Native Brain’s team brings a unique combination of learning science, technical delivery acumen, and entrepreneurial experience to one of the most important challenges of our time. In addition to having the right set of skills to help usher learning into the 21st century, our core team also has a strong stake in the outcome – with young children of their own who are eager to learn.


Dr. Michael Connell
Dr. Michael Connell holds a doctorate in Education from Harvard University and an M.S. in Computer Science from MIT. He has been a Software Design Engineer at Microsoft Corporation, Sunburst Communications, Inc., and Lexia Learning Systems, Inc.; an Instructor at the Harvard Graduate School of Education; a Visiting Assistant Professor in the Educational Neuroscience program at Dartmouth College; and an educational consultant to schools, non-profit organizations, the federal government, and corporations. He has authored numerous articles on learning, motivation, and education, including Foundations of Educational Neuroscience: Integrating Theory, Experiment, and Design and Bridging Between Brain Science and Educational Practice with Design Patterns (with Zachary Stein and Howard Gardner, in Neuroscience in Education: The Good, the Bad, and the Ugly).  Dr.

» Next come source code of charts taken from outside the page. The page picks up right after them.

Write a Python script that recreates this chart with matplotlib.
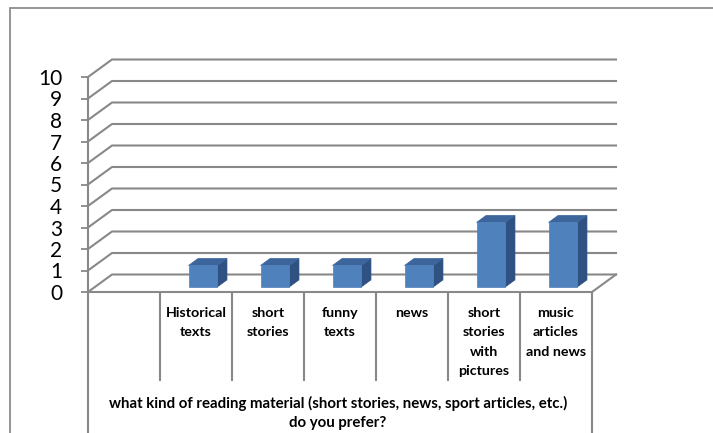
import matplotlib
matplotlib.use('Agg')
import matplotlib.pyplot as plt
from matplotlib.patches import Polygon, Rectangle
from matplotlib.lines import Line2D
from matplotlib.transforms import ScaledTranslation, IdentityTransform
import numpy as np

# ---- data ----
categories = ['', 'Historical\ntexts', 'short\nstories', 'funny\ntexts', 'news',
              'short\nstories\nwith\npictures', 'music\narticles\nand news']
values = [0, 1, 1, 1, 1, 3, 3]
y_ticks = list(range(0, 11))
axis_title = 'what kind of reading material (short stories, news, sport articles, etc.)\ndo you prefer?'

# ---- style ----
W, H, DPI = 713, 433, 100
GRID = '#888888'
FRONT, TOP, SIDE = '#4F81BD', '#3C669B', '#2F5283'
plt.rcParams['font.family'] = ['Lato', 'DejaVu Sans']

fig = plt.figure(figsize=(W / DPI, H / DPI), dpi=DPI)
fig.patch.set_facecolor('white')
ax = fig.add_axes([88 / W, (H - 292) / H, 504 / W, 215 / H])
ax.set_xlim(0, len(categories))
ax.set_ylim(0, 10)
ax.patch.set_alpha(0)

DEPTH = (24.0, 17.5)  # pixel offset of the back wall


def P(x, y, f):
    tf = ax.transData + ScaledTranslation(f * DEPTH[0] / DPI, f * DEPTH[1] / DPI, fig.dpi_scale_trans)
    return tf.transform((x, y))


ID = IdentityTransform()
n = len(categories)

# gridlines on the side wall and back wall
for v in y_ticks:
    pts = np.array([P(0, v, 0), P(0, v, 1), P(n, v, 1)])
    fig.add_artist(Line2D(pts[:, 0], pts[:, 1], transform=ID, color=GRID, lw=1.5, zorder=1))
# floor right edge
pts = np.array([P(n, 0, 0), P(n, 0, 1)])
fig.add_artist(Line2D(pts[:, 0], pts[:, 1], transform=ID, color=GRID, lw=1.5, zorder=1))

# bars
f0, f1, bw = 0.29, 0.69, 0.4
for i, v in enumerate(values):
    if v <= 0:
        continue
    x0, x1 = i + 0.5 - bw / 2, i + 0.5 + bw / 2
    front = [P(x0, 0, f0), P(x1, 0, f0), P(x1, v, f0), P(x0, v, f0)]
    top = [P(x0, v, f0), P(x1, v, f0), P(x1, v, f1), P(x0, v, f1)]
    side = [P(x1, 0, f0), P(x1, 0, f1), P(x1, v, f1), P(x1, v, f0)]
    for poly, c in ((side, SIDE), (top, TOP), (front, FRONT)):
        fig.add_artist(Polygon(poly, closed=True, transform=ID, facecolor=c,
                               edgecolor=c, lw=0.5, zorder=3))

# axes / spines
for s in ('top', 'right'):
    ax.spines[s].set_visible(False)
ax.spines['left'].set_color(GRID)
ax.spines['left'].set_linewidth(1.5)
ax.spines['bottom'].set_color(GRID)
ax.spines['bottom'].set_linewidth(1.5)

ax.set_yticks(y_ticks)
ax.set_yticklabels([str(t) for t in y_ticks])
ax.tick_params(axis='y', length=5, width=1.3, color=GRID, pad=13.5, labelsize=15, labelcolor='black')

ax.set_xticks(np.arange(n) + 0.5)
ax.set_xticklabels(categories, fontsize=10.3, fontweight='bold', linespacing=1.72)
ax.tick_params(axis='x', length=0, pad=11)

# category separators
xt = ax.get_xaxis_transform()
ax.vlines(np.arange(1, n), -0.414, 0, transform=xt, color=GRID, lw=1.5, clip_on=False)
ax.vlines([0, n], -0.8, 0, transform=xt, color=GRID, lw=1.5, clip_on=False)

# outer level label
fig.text(338 / W, (H - 413) / H, axis_title, ha='center', va='center',
         fontsize=10.8, fontweight='bold', linespacing=1.5)

# chart border
fig.add_artist(Rectangle((10 / W, -0.2), 1.2, (H - 8) / H + 0.2, transform=fig.transFigure,
                         fill=False, edgecolor='#8C8C8C', lw=1.3))

fig.savefig('out.png', dpi=DPI)
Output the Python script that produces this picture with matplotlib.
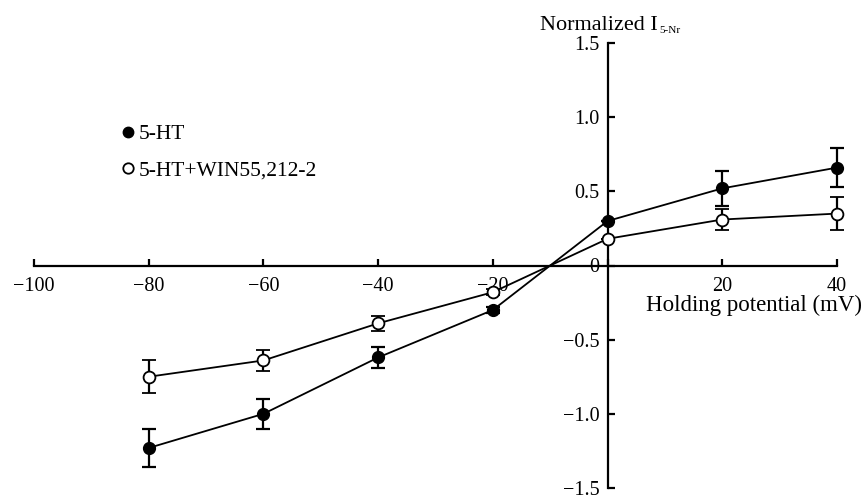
import matplotlib.pyplot as plt
from matplotlib.lines import Line2D

plt.rcParams['font.family'] = ['Liberation Serif', 'DejaVu Serif']

# holding potential (mV)
potential = [-80, -60, -40, -20, 0, 20, 40]

# 5-HT alone
ht_mean = [-1.23, -1.00, -0.62, -0.30, 0.30, 0.52, 0.66]
ht_err = [0.13, 0.10, 0.07, 0.02, 0.0, 0.12, 0.13]

# 5-HT + WIN55,212-2
win_mean = [-0.75, -0.64, -0.39, -0.18, 0.18, 0.31, 0.35]
win_err = [0.11, 0.07, 0.05, 0.02, 0.0, 0.07, 0.11]

xticks = [-100, -80, -60, -40, -20, 0, 20, 40]
xticklabels = ['\u2212100', '\u221280', '\u221260', '\u221240', '\u221220', '', '20', '40']
yticks = [-1.5, -1.0, -0.5, 0, 0.5, 1.0, 1.5]
yticklabels = ['\u22121.5', '\u22121.0', '\u22120.5', '0', '0.5', '1.0', '1.5']

fig = plt.figure(figsize=(8.63, 5), dpi=100)
ax = fig.add_axes([0.0394, 0.024, 0.9305, 0.89])

ax.errorbar(potential, win_mean, yerr=win_err, color='black', lw=1.3,
            marker='o', ms=8.5, mfc='white', mec='black', mew=1.3,
            elinewidth=1.6, capsize=5, capthick=1.6, clip_on=False, zorder=3)
ax.errorbar(potential, ht_mean, yerr=ht_err, color='black', lw=1.3,
            marker='o', ms=8.5, mfc='black', mec='black',
            elinewidth=1.6, capsize=5, capthick=1.6, clip_on=False, zorder=4)

ax.set_xlim(-100, 40)
ax.set_ylim(-1.5, 1.5)

ax.spines['left'].set_position(('data', 0))
ax.spines['bottom'].set_position(('data', 0))
ax.spines['top'].set_visible(False)
ax.spines['right'].set_visible(False)
ax.spines['left'].set_linewidth(1.6)
ax.spines['bottom'].set_linewidth(1.6)

ax.set_xticks(xticks)
ax.set_xticklabels(xticklabels)
ax.set_yticks(yticks)
ax.set_yticklabels(yticklabels)
ax.tick_params(axis='both', direction='in', length=5, width=1.6, labelsize=14.5)
ax.tick_params(axis='x', pad=8)
ax.tick_params(axis='y', pad=6)

fig.text(0.999, 0.39, 'Holding potential (mV)', ha='right', va='center', fontsize=16.5)
t1 = fig.text(0.626, 0.94, 'Normalized I', ha='left', va='baseline', fontsize=16)
ax.annotate('5-Nr', xy=(1, 0), xycoords=t1, xytext=(1, 1.5), textcoords='offset points',
            ha='left', va='baseline', fontsize=8)

handles = [Line2D([], [], ls='none', marker='o', ms=7.5, mfc='black', mec='black'),
           Line2D([], [], ls='none', marker='o', ms=7.5, mfc='white', mec='black', mew=1.3)]
ax.legend(handles, ['5-HT', '5-HT+WIN55,212-2'], loc='upper left',
          bbox_to_anchor=(0.141, 0.752), bbox_transform=fig.transFigure,
          frameon=False, fontsize=15.5, handlelength=0.6, handletextpad=0.2,
          labelspacing=0.75, borderpad=0, borderaxespad=0)

fig.savefig('out.png', dpi=100)
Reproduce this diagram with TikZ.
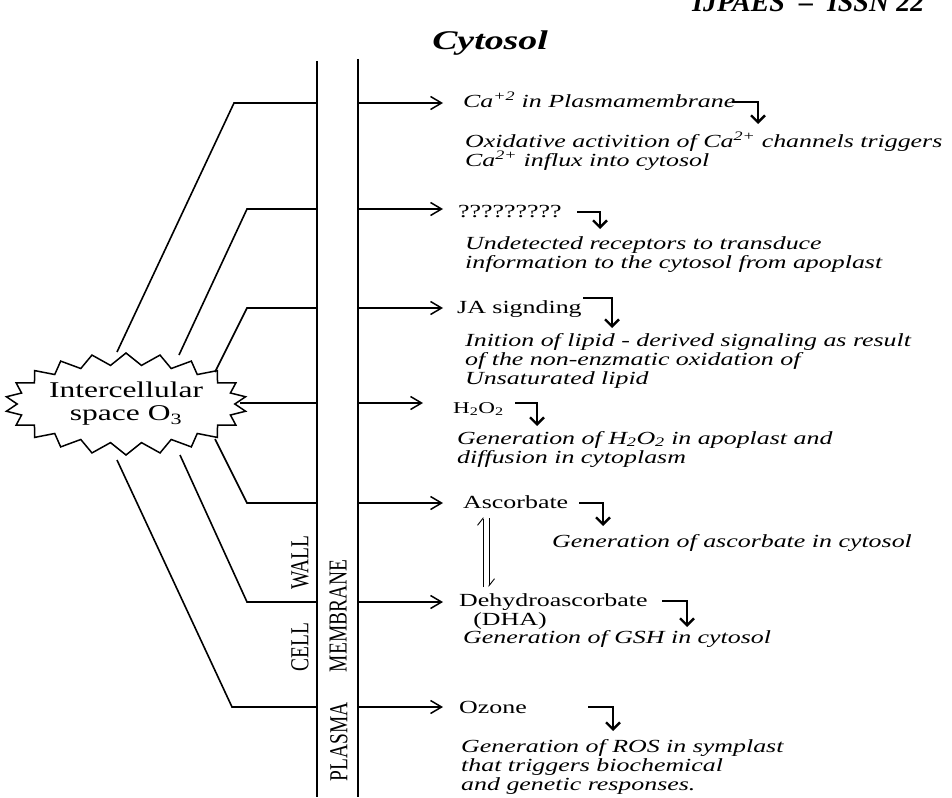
\documentclass[tikz,border=0pt]{standalone}
\usepackage{fontspec}
\setmainfont{Liberation Serif}[FakeStretch=1.4]
\newfontfamily\plainserif{Liberation Serif}[Ligatures=TeX]
\usetikzlibrary{arrows.meta,shapes.symbols}
\begin{document}
\begin{tikzpicture}[x=1pt,y=-1pt,
  wallline/.style={line width=1.8pt},
  conn/.style={line width=1.6pt, line join=miter},
  inarrow/.style={line width=1.5pt,-{Straight Barb[length=11pt,width=13pt]}},
  bent/.style={line width=2.4pt,-{Straight Barb[length=7pt,width=14pt]}},
  lbl/.style={anchor=base west, inner sep=0pt, font=\fontsize{18.5}{20}\selectfont},
  desc/.style={anchor=base west, inner sep=0pt, align=left, font=\itshape\fontsize{18.5}{19}\selectfont},
  vlab/.style={rotate=90, inner sep=0pt, font=\plainserif\fontsize{18.5}{20}\selectfont},
  harp/.style={line width=0.9pt,-{Straight Barb[left,length=7pt,width=11pt]}}
]
\fill[white] (0,0) rectangle (952,797);
\useasboundingbox (0,0) rectangle (952,797);

% header (cropped at the top and right, as in the source)
\begin{scope}
\clip (0,0) rectangle (952,797);
\node[anchor=base west, inner sep=0pt, font=\plainserif\bfseries\itshape\fontsize{28}{28}\selectfont] (hdr) at (692,12) {IJPAES\ \ –\ \ ISSN 22};
\end{scope}
\node[anchor=base, inner sep=0pt, font=\bfseries\itshape\fontsize{27}{27}\selectfont] (cyt) at (490,50) {Cytosol};

% walls
\coordinate (wLtop) at (317,61); \coordinate (wLbot) at (317,797);
\coordinate (wRtop) at (358,59); \coordinate (wRbot) at (358,797);
\draw[wallline] (wLtop) -- (wLbot);
\draw[wallline] (wRtop) -- (wRbot);

\node[vlab] (wall) at (300,563) {\scalebox{1.05}[1.4]{WALL}};
\node[vlab] (cell) at (300,647) {\scalebox{1.05}[1.4]{CELL}};
\node[vlab] (memb) at (338,616) {\scalebox{1.05}[1.4]{MEMBRANE}};
\node[vlab] (plas) at (339,742) {\scalebox{1.05}[1.4]{PLASMA}};

% starburst
\node[draw, shape=starburst, starburst points=22, starburst point height=12pt,
      random starburst=0, line width=1.5pt, minimum width=230pt, minimum height=102pt,
      inner sep=0pt, align=center, font=\fontsize{22.5}{23}\selectfont] (o3) at (126,404)
      {Intercellular\\space O\textsubscript{3}};

% rows
\foreach \i/\y in {1/103,2/209,3/308,4/403,5/503,6/602,7/707}{
  \coordinate (wL\i) at (317,\y);
  \coordinate (wR\i) at (358,\y);
}
\coordinate (t1) at (443,103);
\coordinate (t2) at (443,209);
\coordinate (t3) at (443,308);
\coordinate (t4) at (423,403);
\coordinate (t5) at (443,503);
\coordinate (t6) at (443,602);
\coordinate (t7) at (443,707);

% connectors from the starburst to the cell wall
\coordinate (s1) at (117,352); \coordinate (c1) at (234,103);
\coordinate (s2) at (179,355); \coordinate (c2) at (247,209);
\coordinate (s3) at (215,372); \coordinate (c3) at (247,308);
\coordinate (s4) at (240,403);
\coordinate (s5) at (215,439); \coordinate (c5) at (247,503);
\coordinate (s6) at (180,455); \coordinate (c6) at (247,602);
\coordinate (s7) at (117,460); \coordinate (c7) at (232,707);
\draw[conn] (s1) -- (c1) -- (wL1);
\draw[conn] (s2) -- (c2) -- (wL2);
\draw[conn] (s3) -- (c3) -- (wL3);
\draw[conn] (s4) -- (wL4);
\draw[conn] (s5) -- (c5) -- (wL5);
\draw[conn] (s6) -- (c6) -- (wL6);
\draw[conn] (s7) -- (c7) -- (wL7);

% arrows into the cytosol
\foreach \i in {1,...,7}{ \draw[inarrow] (wR\i) -- (t\i); }

% labels
\node[lbl, font=\itshape\fontsize{18.5}{20}\selectfont] (ca) at (463,107) {Ca\textsuperscript{+2} in Plasmamembrane};
\node[lbl] (qq) at (458,217) {?????????};
\node[lbl] (ja) at (457,313) {JA signding};
\node[lbl, font=\fontsize{16.5}{18}\selectfont] (h2o2) at (453,413) {H\textsubscript{2}O\textsubscript{2}};
\node[lbl] (asc) at (463,508) {Ascorbate};
\node[lbl] (dha) at (459,606) {Dehydroascorbate};
\node[anchor=base, inner sep=0pt, font=\fontsize{18.5}{20}\selectfont] (dhab) at (510,625) {(DHA)};
\node[lbl] (oz) at (459,713) {Ozone};

% descriptions (a multi-line node's base is its last line)
\node[desc] (d1) at (465,166) {Oxidative activition of Ca\textsuperscript{2+} channels triggers\\Ca\textsuperscript{2+} influx into cytosol};
\node[desc] (d2) at (465,268) {Undetected receptors to transduce\\information to the cytosol from apoplast};
\node[desc] (d3) at (465,384) {Inition of lipid - derived signaling as result\\of the non-enzmatic oxidation of\\Unsaturated lipid};
\node[desc] (d4) at (457,463) {Generation of H\textsubscript{2}O\textsubscript{2} in apoplast and\\diffusion in cytoplasm};
\node[desc] (d5) at (552,547) {Generation of ascorbate in cytosol};
\node[desc] (d6) at (463,643) {Generation of GSH in cytosol};
\node[desc] (d7) at (461,790) {Generation of ROS in symplast\\that triggers biochemical\\and genetic responses.};

% bent arrows
\coordinate (b1) at (732,102); \coordinate (e1) at (758,102); \coordinate (f1) at (758,124);
\coordinate (b2) at (577,212); \coordinate (e2) at (600,212); \coordinate (f2) at (600,229);
\coordinate (b3) at (583,298); \coordinate (e3) at (612,298); \coordinate (f3) at (612,328);
\coordinate (b4) at (515,403); \coordinate (e4) at (537,403); \coordinate (f4) at (537,426);
\coordinate (b5) at (579,503); \coordinate (e5) at (603,503); \coordinate (f5) at (603,526);
\coordinate (b6) at (662,601); \coordinate (e6) at (687,601); \coordinate (f6) at (687,627);
\coordinate (b7) at (588,707); \coordinate (e7) at (613,707); \coordinate (f7) at (613,731);
\foreach \i in {1,...,7}{ \draw[bent] (b\i) -- (e\i) -- (f\i); }

% equilibrium between ascorbate and dehydroascorbate
\coordinate (h1a) at (483,587); \coordinate (h1b) at (483,517);
\coordinate (h2a) at (489,518); \coordinate (h2b) at (489,587);
\draw[harp] (h1a) -- (h1b);
\draw[harp] (h2a) -- (h2b);
\end{tikzpicture}
\end{document}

Connell teamed up with serial entrepreneur Jeff Durso in 2011 to form Native Brain, Inc., in order to make research-based, scalable, and adaptive learning technologies available to all learners.


Jeff Durso
Jeff Durso is an accomplished technology entrepreneur with multiple launches and exits, including IT consultancy OEC, which he co-founded in 1995 and built to a successful $10 million acquisition in 2000; and DestinationWeddings.com, which he co-founded in 2003 and built from startup to industry leader and recognition as one of the fastest growing companies in the US (#149 on 2008 INC 500). Jeff holds a B.S. in Management from MIT’s Sloan School. Mr. Durso joined longtime friend and colleague Dr. Michael Connell in 2011 to define and deliver the new blueprint for how learning should take place.